WHAT IS ASKED: Write the data below out exactly as it stands. Do not include the pictures.
# # # #
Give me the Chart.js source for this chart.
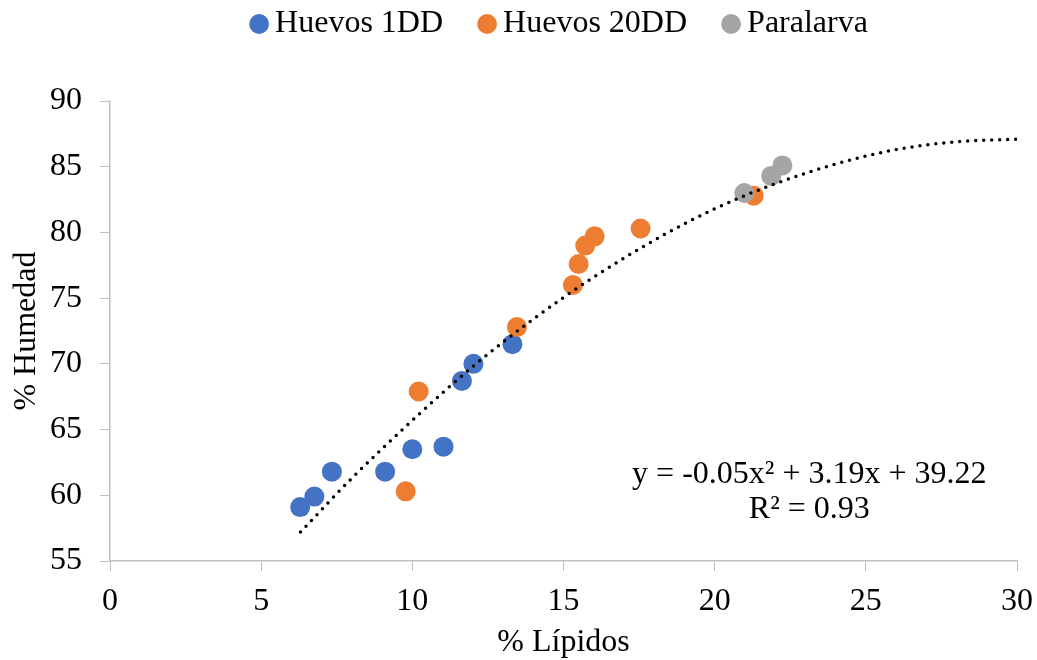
<!DOCTYPE html>
<html>
<head>
<meta charset="utf-8">
<script src="https://cdn.jsdelivr.net/npm/chart.js@4"></script>
<style>
  body { margin: 0; background: #fff; }
</style>
</head>
<body>
<canvas id="myChart" width="1037" height="660"></canvas>
<script>
// values
const seriesNames = ['Huevos 1DD', 'Huevos 20DD', 'Paralarva'];

const blueX = [6.29, 6.76, 7.34, 9.10, 10.00, 11.03, 11.64, 12.02, 13.31];
const blueY = [59.1, 59.9, 61.8, 61.8, 63.5, 63.7, 68.7, 70.0, 71.5];

const orangeX = [9.78, 10.21, 13.46, 15.31, 15.50, 15.72, 16.03, 17.55, 21.29];
const orangeY = [60.3, 67.9, 72.8, 76.0, 77.6, 79.0, 79.7, 80.3, 82.8];

const grayX = [20.98, 21.87, 22.24];
const grayY = [83.0, 84.3, 85.1];

// dotted trend line, read at a few x positions
const trendX = [6.3, 8, 10, 12, 14, 16, 18, 20, 22, 24, 26, 28, 30];
const trendY = [57.2, 61.3, 65.7, 69.8, 73.4, 76.6, 79.4, 81.8, 83.7, 85.2, 86.3, 86.9, 87.1];

const xTicks = [0, 5, 10, 15, 20, 25, 30];
const yTicks = [55, 60, 65, 70, 75, 80, 85, 90];

const eqLines = ['y = -0.05x\u00B2 + 3.19x + 39.22', 'R\u00B2 = 0.93'];

const FONT = "'Liberation Serif', 'Times New Roman', serif";
const FS = 32;

const toPoints = (xs, ys) => xs.map((x, i) => ({ x: x, y: ys[i] }));

// trend equation label, placed in data coordinates
const eqPos = { x: 23.13, y: [60.9, 58.25] };
const equationLabel = {
  id: 'equationLabel',
  afterDraw(chart) {
    const { ctx, scales } = chart;
    ctx.save();
    ctx.font = FS + 'px ' + FONT;
    ctx.fillStyle = '#000';
    ctx.textAlign = 'center';
    ctx.textBaseline = 'alphabetic';
    eqLines.forEach((t, i) => {
      ctx.fillText(t, scales.x.getPixelForValue(eqPos.x), scales.y.getPixelForValue(eqPos.y[i]));
    });
    ctx.restore();
  }
};

const ctx = document.getElementById('myChart').getContext('2d');
new Chart(ctx, {
  type: 'scatter',
  data: {
    datasets: [
      {
        label: seriesNames[0],
        data: toPoints(blueX, blueY),
        backgroundColor: '#4472C4',
        borderWidth: 0,
        pointRadius: 10,
        pointStyle: 'circle',
        order: 3
      },
      {
        label: seriesNames[1],
        data: toPoints(orangeX, orangeY),
        backgroundColor: '#ED7D31',
        borderWidth: 0,
        pointRadius: 10,
        pointStyle: 'circle',
        order: 2
      },
      {
        label: seriesNames[2],
        data: toPoints(grayX, grayY),
        backgroundColor: '#A5A5A5',
        borderWidth: 0,
        pointRadius: 10,
        pointStyle: 'circle',
        order: 1
      },
      {
        label: 'trend',
        type: 'line',
        data: toPoints(trendX, trendY),
        borderColor: '#000',
        borderWidth: 3.5,
        borderDash: [0, 8],
        borderCapStyle: 'round',
        cubicInterpolationMode: 'monotone',
        pointRadius: 0,
        fill: false,
        order: 0
      }
    ]
  },
  options: {
    responsive: false,
    animation: false,
    events: [],
    layout: { padding: { top: 4, right: 0, bottom: 0, left: 0 } },
    scales: {
      x: {
        type: 'linear',
        min: 0,
        max: 30,
        afterBuildTicks: (axis) => { axis.ticks = xTicks.map(v => ({ value: v })); },
        afterFit: (axis) => { axis.height = 99; axis.paddingRight = 20; },
        grid: { drawOnChartArea: false, drawTicks: true, tickLength: 10, color: '#bfbfbf' },
        border: { color: '#bfbfbf', width: 1.5 },
        ticks: { color: '#000', padding: 11, font: { family: FONT, size: FS } },
        title: {
          display: true, text: '% Lípidos', color: '#000',
          font: { family: FONT, size: FS }, padding: { top: 0, bottom: -2 }
        }
      },
      y: {
        type: 'linear',
        min: 55,
        max: 90,
        afterBuildTicks: (axis) => { axis.ticks = yTicks.map(v => ({ value: v })); },
        afterFit: (axis) => { axis.width = 110; },
        grid: { drawOnChartArea: false, drawTicks: true, tickLength: 10, color: '#bfbfbf' },
        border: { color: '#bfbfbf', width: 1.5 },
        ticks: { color: '#000', padding: 18, font: { family: FONT, size: FS } },
        title: {
          display: true, text: '% Humedad', color: '#000',
          font: { family: FONT, size: FS }, padding: { top: 7, bottom: 0 }
        }
      }
    },
    plugins: {
      tooltip: { enabled: false },
      legend: {
        position: 'top',
        fullSize: false,
        labels: {
          usePointStyle: true,
          boxWidth: 0.01,
          boxHeight: 14,
          padding: 4,
          color: '#000',
          font: { family: FONT, size: FS },
          filter: (item) => item.datasetIndex !== 3,
          sort: (a, b) => a.datasetIndex - b.datasetIndex,
          generateLabels: (chart) => {
            const items = Chart.defaults.plugins.legend.labels.generateLabels(chart);
            items.forEach(it => { if (it.datasetIndex < 2) it.text = it.text + '     '; });
            return items;
          }
        }
      },
      // empty title used only as a spacer between legend and plot
      title: {
        display: true,
        text: '',
        weight: 500,
        font: { size: 10, lineHeight: 1 },
        padding: { top: 41, bottom: 0 }
      }
    }
  },
  plugins: [equationLabel]
});
</script>
</body>
</html>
# # # #
COMPLETED EXERCISE:
Give me the Chart.js source for this chart.
<!DOCTYPE html>
<html>
<head>
<meta charset="utf-8">
<script src="https://cdn.jsdelivr.net/npm/chart.js@4"></script>
<style>
  body { margin: 0; background: #fff; }
</style>
</head>
<body>
<canvas id="myChart" width="1037" height="660"></canvas>
<script>
// values
const seriesNames = ['Huevos 1DD', 'Huevos 20DD', 'Paralarva'];

const blueX = [6.29, 6.76, 7.34, 9.10, 10.00, 11.03, 11.64, 12.02, 13.31];
const blueY = [59.1, 59.9, 61.8, 61.8, 63.5, 63.7, 68.7, 70.0, 71.5];

const orangeX = [9.78, 10.21, 13.46, 15.31, 15.50, 15.72, 16.03, 17.55, 21.29];
const orangeY = [60.3, 67.9, 72.8, 76.0, 77.6, 79.0, 79.7, 80.3, 82.8];

const grayX = [20.98, 21.87, 22.24];
const grayY = [83.0, 84.3, 85.1];

// dotted trend line, read at a few x positions
const trendX = [6.3, 8, 10, 12, 14, 16, 18, 20, 22, 24, 26, 28, 30];
const trendY = [57.2, 61.3, 65.7, 69.8, 73.4, 76.6, 79.4, 81.8, 83.7, 85.2, 86.3, 86.9, 87.1];

const xTicks = [0, 5, 10, 15, 20, 25, 30];
const yTicks = [55, 60, 65, 70, 75, 80, 85, 90];

const eqLines = ['y = -0.05x\u00B2 + 3.19x + 39.22', 'R\u00B2 = 0.93'];

const FONT = "'Liberation Serif', 'Times New Roman', serif";
const FS = 32;

const toPoints = (xs, ys) => xs.map((x, i) => ({ x: x, y: ys[i] }));

// trend equation label, placed in data coordinates
const eqPos = { x: 23.13, y: [60.9, 58.25] };
const equationLabel = {
  id: 'equationLabel',
  afterDraw(chart) {
    const { ctx, scales } = chart;
    ctx.save();
    ctx.font = FS + 'px ' + FONT;
    ctx.fillStyle = '#000';
    ctx.textAlign = 'center';
    ctx.textBaseline = 'alphabetic';
    eqLines.forEach((t, i) => {
      ctx.fillText(t, scales.x.getPixelForValue(eqPos.x), scales.y.getPixelForValue(eqPos.y[i]));
    });
    ctx.restore();
  }
};

const ctx = document.getElementById('myChart').getContext('2d');
new Chart(ctx, {
  type: 'scatter',
  data: {
    datasets: [
      {
        label: seriesNames[0],
        data: toPoints(blueX, blueY),
        backgroundColor: '#4472C4',
        borderWidth: 0,
        pointRadius: 10,
        pointStyle: 'circle',
        order: 3
      },
      {
        label: seriesNames[1],
        data: toPoints(orangeX, orangeY),
        backgroundColor: '#ED7D31',
        borderWidth: 0,
        pointRadius: 10,
        pointStyle: 'circle',
        order: 2
      },
      {
        label: seriesNames[2],
        data: toPoints(grayX, grayY),
        backgroundColor: '#A5A5A5',
        borderWidth: 0,
        pointRadius: 10,
        pointStyle: 'circle',
        order: 1
      },
      {
        label: 'trend',
        type: 'line',
        data: toPoints(trendX, trendY),
        borderColor: '#000',
        borderWidth: 3.5,
        borderDash: [0, 8],
        borderCapStyle: 'round',
        cubicInterpolationMode: 'monotone',
        pointRadius: 0,
        fill: false,
        order: 0
      }
    ]
  },
  options: {
    responsive: false,
    animation: false,
    events: [],
    layout: { padding: { top: 4, right: 0, bottom: 0, left: 0 } },
    scales: {
      x: {
        type: 'linear',
        min: 0,
        max: 30,
        afterBuildTicks: (axis) => { axis.ticks = xTicks.map(v => ({ value: v })); },
        afterFit: (axis) => { axis.height = 99; axis.paddingRight = 20; },
        grid: { drawOnChartArea: false, drawTicks: true, tickLength: 10, color: '#bfbfbf' },
        border: { color: '#bfbfbf', width: 1.5 },
        ticks: { color: '#000', padding: 11, font: { family: FONT, size: FS } },
        title: {
          display: true, text: '% Lípidos', color: '#000',
          font: { family: FONT, size: FS }, padding: { top: 0, bottom: -2 }
        }
      },
      y: {
        type: 'linear',
        min: 55,
        max: 90,
        afterBuildTicks: (axis) => { axis.ticks = yTicks.map(v => ({ value: v })); },
        afterFit: (axis) => { axis.width = 110; },
        grid: { drawOnChartArea: false, drawTicks: true, tickLength: 10, color: '#bfbfbf' },
        border: { color: '#bfbfbf', width: 1.5 },
        ticks: { color: '#000', padding: 18, font: { family: FONT, size: FS } },
        title: {
          display: true, text: '% Humedad', color: '#000',
          font: { family: FONT, size: FS }, padding: { top: 7, bottom: 0 }
        }
      }
    },
    plugins: {
      tooltip: { enabled: false },
      legend: {
        position: 'top',
        fullSize: false,
        labels: {
          usePointStyle: true,
          boxWidth: 0.01,
          boxHeight: 14,
          padding: 4,
          color: '#000',
          font: { family: FONT, size: FS },
          filter: (item) => item.datasetIndex !== 3,
          sort: (a, b) => a.datasetIndex - b.datasetIndex,
          generateLabels: (chart) => {
            const items = Chart.defaults.plugins.legend.labels.generateLabels(chart);
            items.forEach(it => { if (it.datasetIndex < 2) it.text = it.text + '     '; });
            return items;
          }
        }
      },
      // empty title used only as a spacer between legend and plot
      title: {
        display: true,
        text: '',
        weight: 500,
        font: { size: 10, lineHeight: 1 },
        padding: { top: 41, bottom: 0 }
      }
    }
  },
  plugins: [equationLabel]
});
</script>
</body>
</html>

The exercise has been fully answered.